[Stored data entries]
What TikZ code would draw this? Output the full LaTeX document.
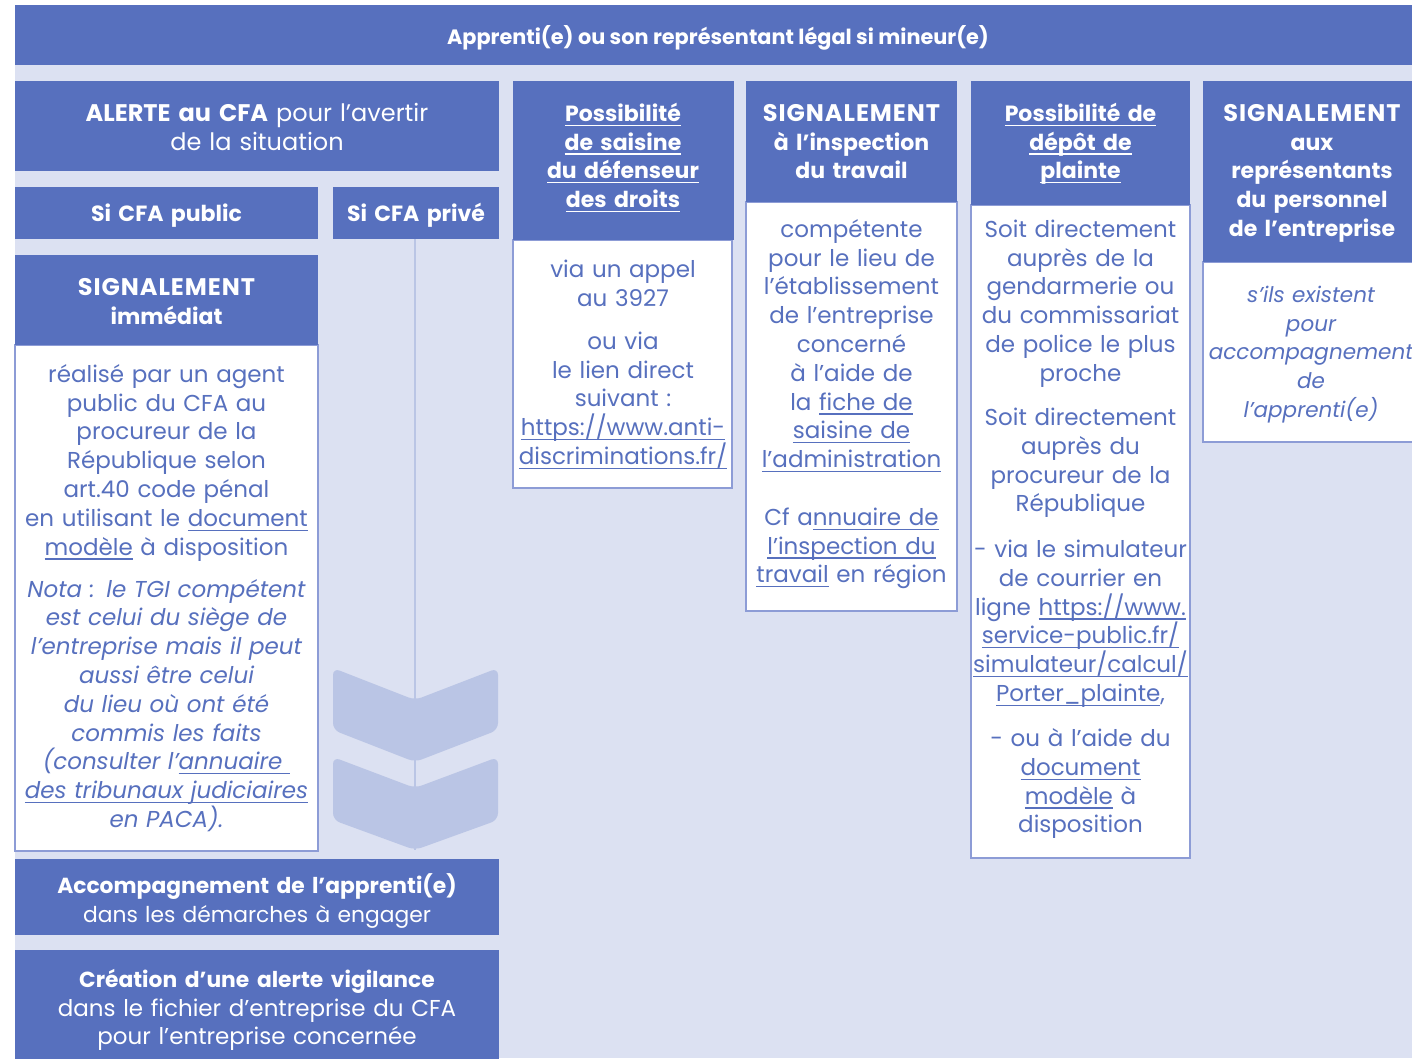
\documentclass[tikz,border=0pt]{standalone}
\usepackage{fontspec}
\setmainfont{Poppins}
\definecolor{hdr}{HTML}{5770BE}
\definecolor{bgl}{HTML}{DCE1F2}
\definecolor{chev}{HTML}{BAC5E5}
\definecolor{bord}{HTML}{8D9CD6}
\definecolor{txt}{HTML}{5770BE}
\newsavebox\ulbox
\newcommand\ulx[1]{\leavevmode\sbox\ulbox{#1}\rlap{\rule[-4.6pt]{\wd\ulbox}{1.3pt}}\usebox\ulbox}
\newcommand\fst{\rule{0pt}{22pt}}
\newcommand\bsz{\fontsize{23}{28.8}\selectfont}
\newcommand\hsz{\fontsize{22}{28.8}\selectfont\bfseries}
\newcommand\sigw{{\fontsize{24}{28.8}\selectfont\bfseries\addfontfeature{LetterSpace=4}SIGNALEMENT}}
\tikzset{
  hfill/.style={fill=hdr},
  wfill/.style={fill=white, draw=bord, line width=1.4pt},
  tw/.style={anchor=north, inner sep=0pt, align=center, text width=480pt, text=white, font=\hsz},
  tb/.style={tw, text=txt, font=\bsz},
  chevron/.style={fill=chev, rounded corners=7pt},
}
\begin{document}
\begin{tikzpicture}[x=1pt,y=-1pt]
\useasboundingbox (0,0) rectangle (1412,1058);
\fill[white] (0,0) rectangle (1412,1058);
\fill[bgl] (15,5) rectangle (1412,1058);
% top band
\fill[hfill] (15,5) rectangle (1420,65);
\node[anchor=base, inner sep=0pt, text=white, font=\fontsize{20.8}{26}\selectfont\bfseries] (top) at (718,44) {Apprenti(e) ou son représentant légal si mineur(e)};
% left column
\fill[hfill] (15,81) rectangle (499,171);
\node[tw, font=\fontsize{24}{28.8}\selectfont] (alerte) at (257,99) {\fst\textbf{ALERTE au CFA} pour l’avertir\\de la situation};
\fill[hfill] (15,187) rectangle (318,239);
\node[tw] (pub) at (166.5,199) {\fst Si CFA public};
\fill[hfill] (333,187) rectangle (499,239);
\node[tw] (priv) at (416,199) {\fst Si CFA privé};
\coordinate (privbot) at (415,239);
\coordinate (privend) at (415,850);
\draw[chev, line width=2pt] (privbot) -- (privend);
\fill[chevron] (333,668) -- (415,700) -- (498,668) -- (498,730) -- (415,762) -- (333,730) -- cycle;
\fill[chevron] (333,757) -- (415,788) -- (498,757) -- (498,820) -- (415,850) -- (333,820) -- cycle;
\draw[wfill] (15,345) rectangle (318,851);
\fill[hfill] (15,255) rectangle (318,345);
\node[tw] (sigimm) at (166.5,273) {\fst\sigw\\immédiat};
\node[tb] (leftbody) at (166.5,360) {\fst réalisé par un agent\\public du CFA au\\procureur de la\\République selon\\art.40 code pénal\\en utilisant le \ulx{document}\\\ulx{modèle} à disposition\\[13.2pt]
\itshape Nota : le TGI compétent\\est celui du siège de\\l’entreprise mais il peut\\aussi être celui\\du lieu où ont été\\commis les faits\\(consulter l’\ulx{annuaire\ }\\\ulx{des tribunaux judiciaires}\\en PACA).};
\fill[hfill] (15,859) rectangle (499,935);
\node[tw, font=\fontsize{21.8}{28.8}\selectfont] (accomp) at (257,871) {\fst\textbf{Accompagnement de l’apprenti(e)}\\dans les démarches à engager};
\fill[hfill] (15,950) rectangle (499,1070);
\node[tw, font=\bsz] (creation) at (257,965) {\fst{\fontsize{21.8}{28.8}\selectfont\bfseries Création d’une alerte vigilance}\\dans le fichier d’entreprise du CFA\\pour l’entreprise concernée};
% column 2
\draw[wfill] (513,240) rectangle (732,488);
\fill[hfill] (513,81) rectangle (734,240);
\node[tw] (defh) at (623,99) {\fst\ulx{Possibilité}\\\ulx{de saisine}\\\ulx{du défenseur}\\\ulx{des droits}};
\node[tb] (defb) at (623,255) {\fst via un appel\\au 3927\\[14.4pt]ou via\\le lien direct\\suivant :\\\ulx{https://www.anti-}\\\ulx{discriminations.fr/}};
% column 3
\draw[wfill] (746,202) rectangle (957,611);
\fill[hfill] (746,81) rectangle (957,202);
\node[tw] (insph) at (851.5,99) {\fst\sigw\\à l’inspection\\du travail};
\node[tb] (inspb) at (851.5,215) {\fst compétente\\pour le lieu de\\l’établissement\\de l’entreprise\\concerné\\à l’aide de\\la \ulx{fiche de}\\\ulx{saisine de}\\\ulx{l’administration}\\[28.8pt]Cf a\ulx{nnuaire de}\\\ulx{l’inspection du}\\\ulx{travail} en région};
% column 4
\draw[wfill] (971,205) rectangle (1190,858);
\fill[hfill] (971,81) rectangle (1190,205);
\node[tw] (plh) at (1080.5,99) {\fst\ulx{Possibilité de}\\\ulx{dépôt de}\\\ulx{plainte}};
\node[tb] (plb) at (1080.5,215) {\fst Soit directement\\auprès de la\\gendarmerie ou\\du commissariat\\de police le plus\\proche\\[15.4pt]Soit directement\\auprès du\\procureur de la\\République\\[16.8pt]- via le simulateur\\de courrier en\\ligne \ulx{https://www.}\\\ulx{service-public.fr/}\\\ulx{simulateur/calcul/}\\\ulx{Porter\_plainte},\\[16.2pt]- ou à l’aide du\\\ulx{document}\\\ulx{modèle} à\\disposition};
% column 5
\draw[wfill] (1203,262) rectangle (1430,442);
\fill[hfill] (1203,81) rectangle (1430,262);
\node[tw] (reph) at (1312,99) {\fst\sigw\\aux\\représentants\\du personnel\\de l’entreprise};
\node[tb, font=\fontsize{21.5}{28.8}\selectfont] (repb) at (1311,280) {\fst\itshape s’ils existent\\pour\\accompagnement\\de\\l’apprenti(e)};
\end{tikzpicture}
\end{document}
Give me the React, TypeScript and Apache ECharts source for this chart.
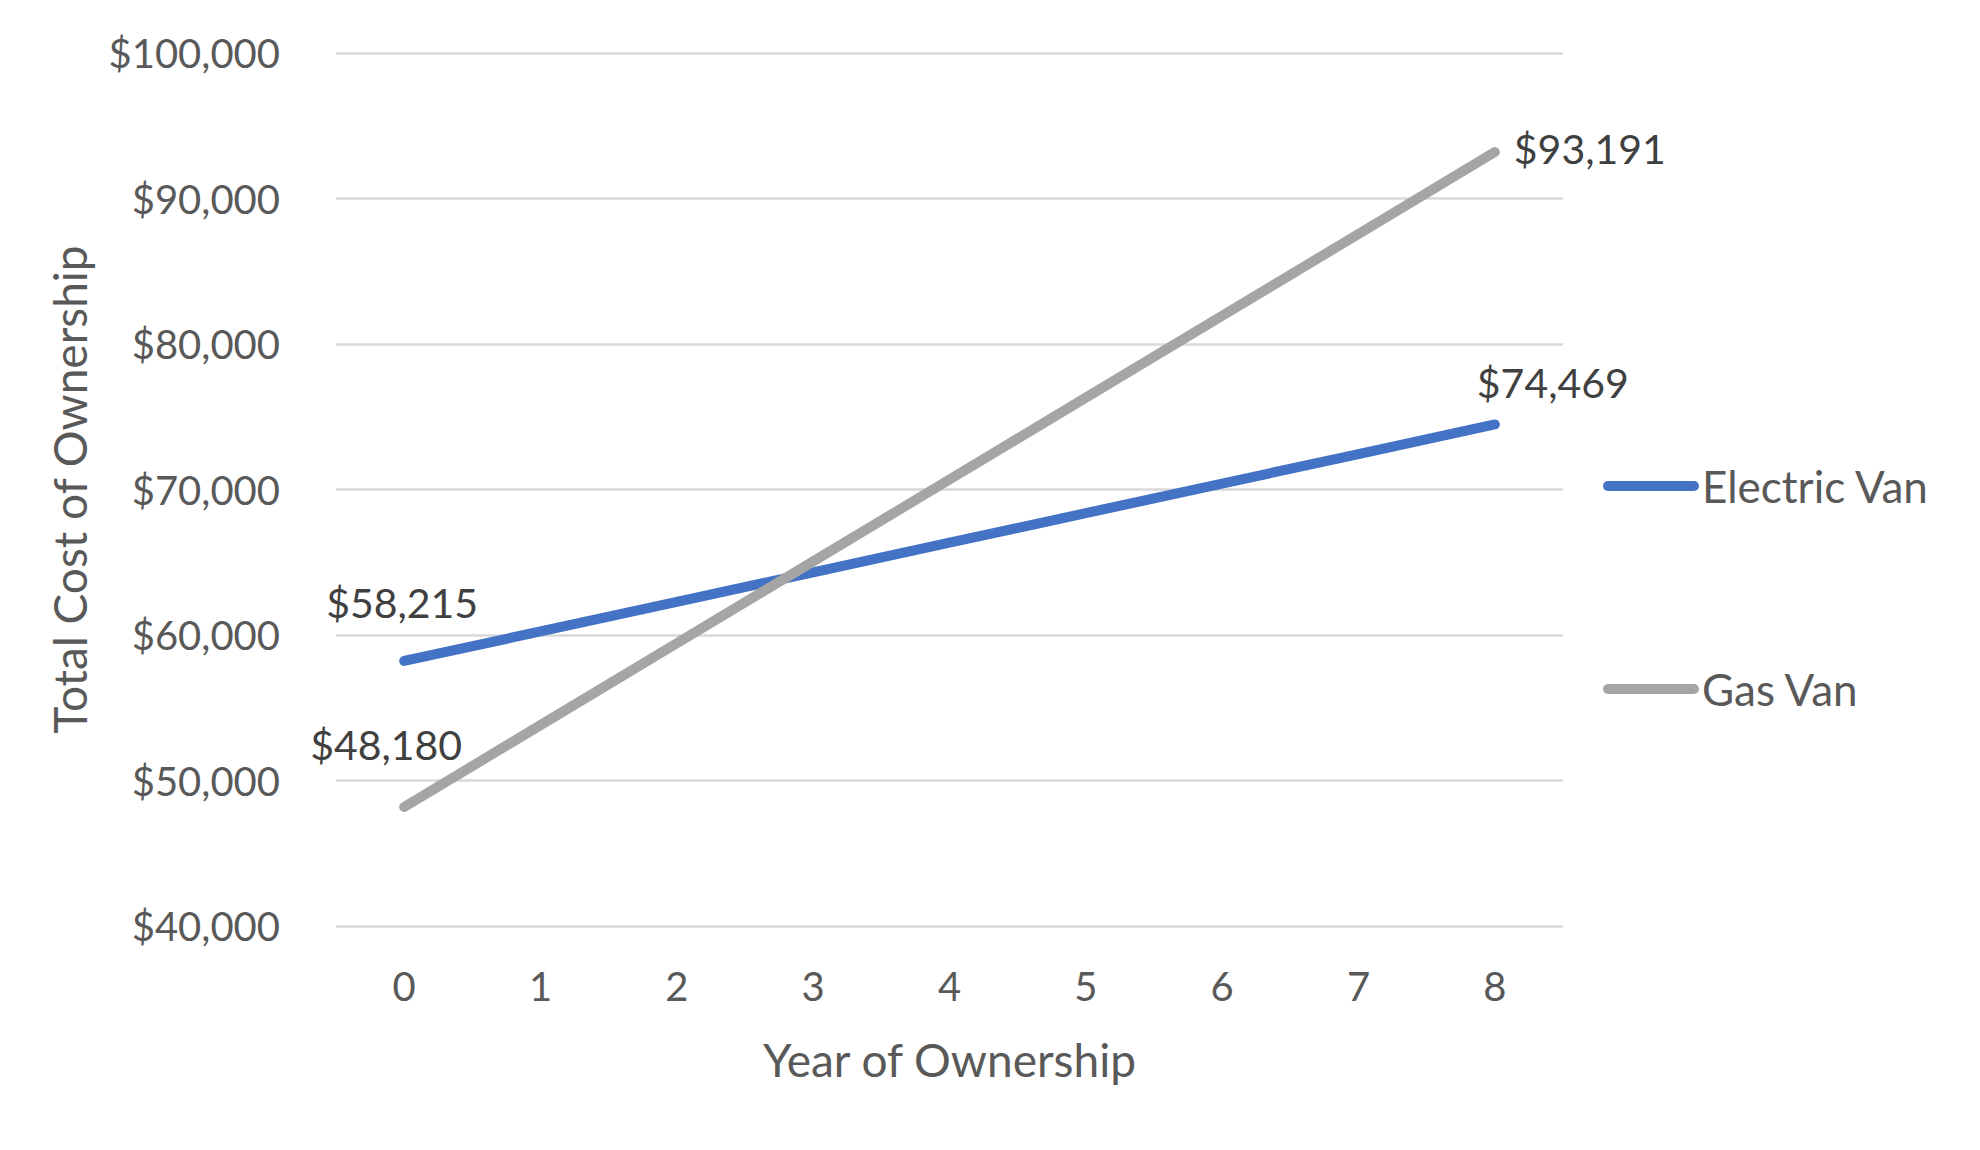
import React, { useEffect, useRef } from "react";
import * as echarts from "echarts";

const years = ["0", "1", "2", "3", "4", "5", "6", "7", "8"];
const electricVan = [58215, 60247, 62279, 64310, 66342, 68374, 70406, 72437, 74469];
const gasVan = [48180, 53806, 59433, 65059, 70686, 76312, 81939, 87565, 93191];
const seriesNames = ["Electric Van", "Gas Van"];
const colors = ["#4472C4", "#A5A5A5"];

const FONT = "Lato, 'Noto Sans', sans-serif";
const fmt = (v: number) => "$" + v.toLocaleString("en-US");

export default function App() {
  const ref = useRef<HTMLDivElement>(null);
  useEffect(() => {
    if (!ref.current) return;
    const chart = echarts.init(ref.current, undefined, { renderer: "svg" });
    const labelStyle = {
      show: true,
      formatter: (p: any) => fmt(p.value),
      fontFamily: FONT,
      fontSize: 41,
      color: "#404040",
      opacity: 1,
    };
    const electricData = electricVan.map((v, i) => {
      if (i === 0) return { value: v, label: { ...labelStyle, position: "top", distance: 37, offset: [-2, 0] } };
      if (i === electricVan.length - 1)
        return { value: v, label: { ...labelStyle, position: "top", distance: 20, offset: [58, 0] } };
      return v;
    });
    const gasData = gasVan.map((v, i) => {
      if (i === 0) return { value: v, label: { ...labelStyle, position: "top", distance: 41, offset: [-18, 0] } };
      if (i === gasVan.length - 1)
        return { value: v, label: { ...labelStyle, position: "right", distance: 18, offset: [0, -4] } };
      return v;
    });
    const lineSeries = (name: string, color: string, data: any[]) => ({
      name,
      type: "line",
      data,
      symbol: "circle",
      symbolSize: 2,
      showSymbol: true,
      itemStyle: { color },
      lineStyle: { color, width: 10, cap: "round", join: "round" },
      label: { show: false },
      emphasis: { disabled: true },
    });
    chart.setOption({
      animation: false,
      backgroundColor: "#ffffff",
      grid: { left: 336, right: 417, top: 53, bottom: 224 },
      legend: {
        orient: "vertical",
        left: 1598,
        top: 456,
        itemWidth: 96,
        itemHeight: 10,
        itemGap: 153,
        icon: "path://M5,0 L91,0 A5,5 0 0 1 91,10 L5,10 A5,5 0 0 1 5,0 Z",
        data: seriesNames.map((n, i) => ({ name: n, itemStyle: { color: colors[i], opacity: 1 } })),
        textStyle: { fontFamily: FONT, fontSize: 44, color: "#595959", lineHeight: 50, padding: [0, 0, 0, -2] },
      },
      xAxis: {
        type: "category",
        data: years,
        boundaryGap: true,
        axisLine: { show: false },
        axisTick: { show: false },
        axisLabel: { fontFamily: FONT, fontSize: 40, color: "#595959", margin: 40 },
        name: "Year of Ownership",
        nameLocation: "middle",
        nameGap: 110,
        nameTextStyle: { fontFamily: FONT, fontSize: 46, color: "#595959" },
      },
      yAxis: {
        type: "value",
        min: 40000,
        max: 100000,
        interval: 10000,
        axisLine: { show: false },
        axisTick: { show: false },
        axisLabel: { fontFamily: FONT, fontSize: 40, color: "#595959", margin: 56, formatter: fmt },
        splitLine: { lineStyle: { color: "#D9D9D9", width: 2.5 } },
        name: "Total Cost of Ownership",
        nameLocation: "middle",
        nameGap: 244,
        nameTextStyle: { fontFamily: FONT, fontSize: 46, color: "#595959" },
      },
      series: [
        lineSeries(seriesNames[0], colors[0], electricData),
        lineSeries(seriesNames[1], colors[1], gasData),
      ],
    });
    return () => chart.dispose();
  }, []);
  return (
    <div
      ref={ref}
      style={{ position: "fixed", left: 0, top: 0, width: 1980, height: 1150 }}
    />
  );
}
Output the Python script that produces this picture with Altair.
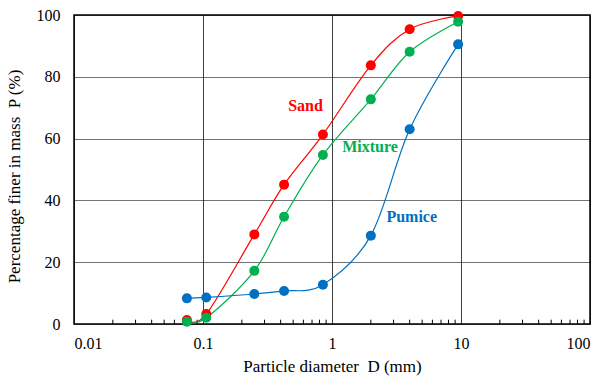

▶ What is being asked
Begin at the line containing "Give me the", end at the line containing "import * as", and copy those lines word for word, both included. Skip pictures.

▶ Solution to the problem
Give me the React, TypeScript and Apache ECharts source for this chart.
import React, { useEffect, useRef } from "react";
import * as echarts from "echarts";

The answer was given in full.